*Task requirements:*
Starting at the first line of the data, please print exactly those lines through the one that holds "(0,0) rectangle (617,560);", omitting every picture.

-- Begin Data extract --

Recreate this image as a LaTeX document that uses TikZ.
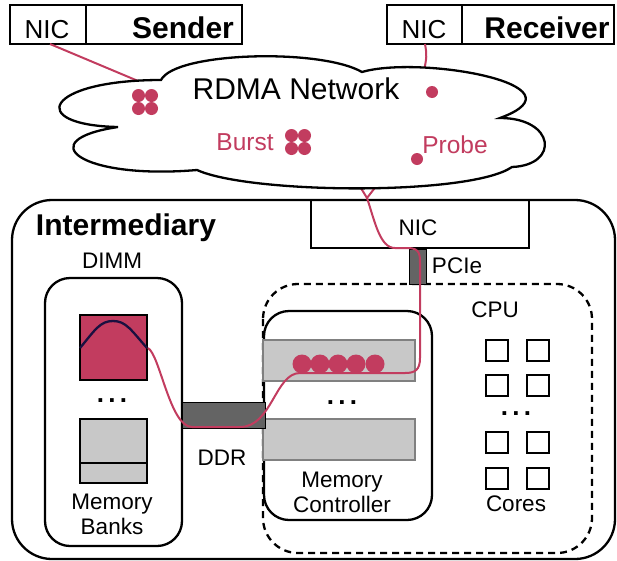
\documentclass[tikz,border=0pt]{standalone}
\usepackage{fontspec}
\setmainfont{Liberation Sans}
\definecolor{burst}{HTML}{C23C5F}
\definecolor{bankgray}{HTML}{C8C8C8}
\definecolor{busgray}{HTML}{646464}
\definecolor{wave}{HTML}{1A1040}

\begin{document}
\begin{tikzpicture}[x=1pt, y=-1pt,
    lbl/.style={anchor=base, inner sep=0pt, font=\fontsize{22.5}{25}\selectfont},
    two/.style={anchor=center, inner sep=0pt, align=center, font=\fontsize{22.5}{25}\selectfont},
    title/.style={anchor=base, inner sep=0pt, font=\fontsize{30}{32}\selectfont\bfseries},
    dots/.style={anchor=base, inner sep=0pt, font=\fontsize{26}{28}\selectfont\bfseries},
    box/.style={draw, line width=2.3pt},
    bar/.style={draw=gray, fill=bankgray, line width=1.8pt},
    bus/.style={fill=busgray},
    pkt/.style={circle, fill=burst, inner sep=0pt, minimum size=13pt},
    trace/.style={draw=burst, line width=2pt}]
    \useasboundingbox (0,0) rectangle (617,560);

    % Sender and receiver
    \draw[box] (10,5) rectangle (242,44);
    \draw[box] (86,5) -- (86,44);
    \node[lbl, font=\fontsize{26}{28}\selectfont] (sndnic) at (47,38) {NIC};
    \node[title] (snd) at (183,38) {Sender};
    \draw[box] (387,5) rectangle (614,44);
    \draw[box] (462,5) -- (462,44);
    \node[lbl, font=\fontsize{26}{28}\selectfont] (rcvnic) at (424,38) {NIC};
    \node[title] (rcv) at (547,38) {Receiver};

    % Links into the network
    \coordinate (sndport) at (50,44);
    \coordinate (rcvport) at (425,44);
    \coordinate (vtx) at (367,198);
    \draw[trace] (sndport) -- (150,86);
    \draw[trace] (rcvport) .. controls (427,56) .. (423,76);
    \draw[trace] (356,180) -- (vtx) -- (384,176);

    % RDMA network cloud
    \draw[line width=2.3pt, fill=white] (161,80)
        .. controls (175,52) and (320,48) .. (362,72)
        .. controls (420,55) and (590,85) .. (500,118)
        .. controls (555,118) and (560,165) .. (512,167)
        .. controls (470,196) and (250,194) .. (197,170)
        .. controls (80,180) and (30,140) .. (118,127)
        .. controls (25,125) and (45,80) .. (161,80) -- cycle;
    \node[lbl, font=\fontsize{30}{32}\selectfont] (net) at (296,99) {RDMA Network};
    \node[lbl, font=\fontsize{24.5}{26}\selectfont, text=burst] (burst) at (245,150) {Burst};
    \node[lbl, font=\fontsize{24.5}{26}\selectfont, text=burst] (probe) at (455,153) {Probe};
    \foreach \dx in {-6.5,6.5}
        \foreach \dy in {-6.5,6.5} {
            \node[pkt] (a\dx\dy) at (145+\dx,102+\dy) {};
            \node[pkt] (b\dx\dy) at (298+\dx,142+\dy) {};
        }
    \node[pkt, minimum size=12pt] (rcvpkt) at (432,92) {};
    \node[pkt, minimum size=12pt] (netpkt) at (417,159) {};

    % Intermediary
    \draw[box, rounded corners=40pt] (12,200) rectangle (615,559);
    \node[title] (inter) at (126,235) {Intermediary};
    \draw[box] (311,200) rectangle (529,248);
    \node[lbl] (nic) at (418,235) {NIC};

    % CPU with memory controller
    \draw[line width=2.3pt, dash pattern=on 7pt off 5pt, rounded corners=35pt] (263,284) rectangle (592,553);
    \node[lbl] (cpu) at (495,317) {CPU};
    \draw[box, rounded corners=25pt] (264,311) rectangle (432,520);
    \draw[bar] (263,340) rectangle (415,381);
    \draw[bar] (263,419) rectangle (415,460);
    \node[dots] (mcdots) at (342,404) {.\,.\,.};
    \node[two] (mc) at (342,492) {Memory\\Controller};
    \foreach \y in {340,375,432,468}
        \foreach \x in {486,527}
            \draw[box] (\x,\y) rectangle ++(22,21);
    \node[dots] (coredots) at (516,415) {.\,.\,.};
    \node[lbl] (cores) at (516,511) {Cores};

    % DIMM
    \node[lbl] (dimm) at (112,268) {DIMM};
    \draw[box, rounded corners=25pt] (45,278) rectangle (182,546);
    \draw[box, fill=burst] (80,315) rectangle (147,380);
    \draw[wave, line width=2.3pt] (80,348) .. controls (95,330) and (100,321) .. (113,321)
        .. controls (126,321) and (131,330) .. (147,348);
    \node[dots] (bankdots) at (112,402) {.\,.\,.};
    \draw[box, fill=bankgray] (80,419) rectangle (147,483);
    \draw[box] (80,463) -- (147,463);
    \node[two] (banks) at (112,514) {Memory\\Banks};

    % Buses
    \draw[bus] (182,402) rectangle (265,428);
    \node[lbl] (ddr) at (222,465) {DDR};
    \draw[bus] (409,249) rectangle (426,284);
    \node[lbl] (pcie) at (457,273) {PCIe};

    % Path of the burst
    \draw[trace] (vtx) .. controls (375,222) and (380,248) .. (395,248) -- (408,248)
        .. controls (420,248) and (420,255) .. (420,264) -- (420,358)
        .. controls (420,370) and (415,373) .. (405,373) -- (300,373)
        .. controls (275,373) and (272,427) .. (240,427) -- (192,427)
        .. controls (170,427) and (160,355) .. (148,348);
    \foreach \x in {302,320,338,356,375}
        \node[pkt, minimum size=19pt] (q\x) at (\x,364) {};
\end{tikzpicture}
\end{document}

-- End Data extract --

*Exercise response:*
Recreate this image as a LaTeX document that uses TikZ.
\documentclass[tikz,border=0pt]{standalone}
\usepackage{fontspec}
\setmainfont{Liberation Sans}
\definecolor{burst}{HTML}{C23C5F}
\definecolor{bankgray}{HTML}{C8C8C8}
\definecolor{busgray}{HTML}{646464}
\definecolor{wave}{HTML}{1A1040}

\begin{document}
\begin{tikzpicture}[x=1pt, y=-1pt,
    lbl/.style={anchor=base, inner sep=0pt, font=\fontsize{22.5}{25}\selectfont},
    two/.style={anchor=center, inner sep=0pt, align=center, font=\fontsize{22.5}{25}\selectfont},
    title/.style={anchor=base, inner sep=0pt, font=\fontsize{30}{32}\selectfont\bfseries},
    dots/.style={anchor=base, inner sep=0pt, font=\fontsize{26}{28}\selectfont\bfseries},
    box/.style={draw, line width=2.3pt},
    bar/.style={draw=gray, fill=bankgray, line width=1.8pt},
    bus/.style={fill=busgray},
    pkt/.style={circle, fill=burst, inner sep=0pt, minimum size=13pt},
    trace/.style={draw=burst, line width=2pt}]
    \useasboundingbox (0,0) rectangle (617,560);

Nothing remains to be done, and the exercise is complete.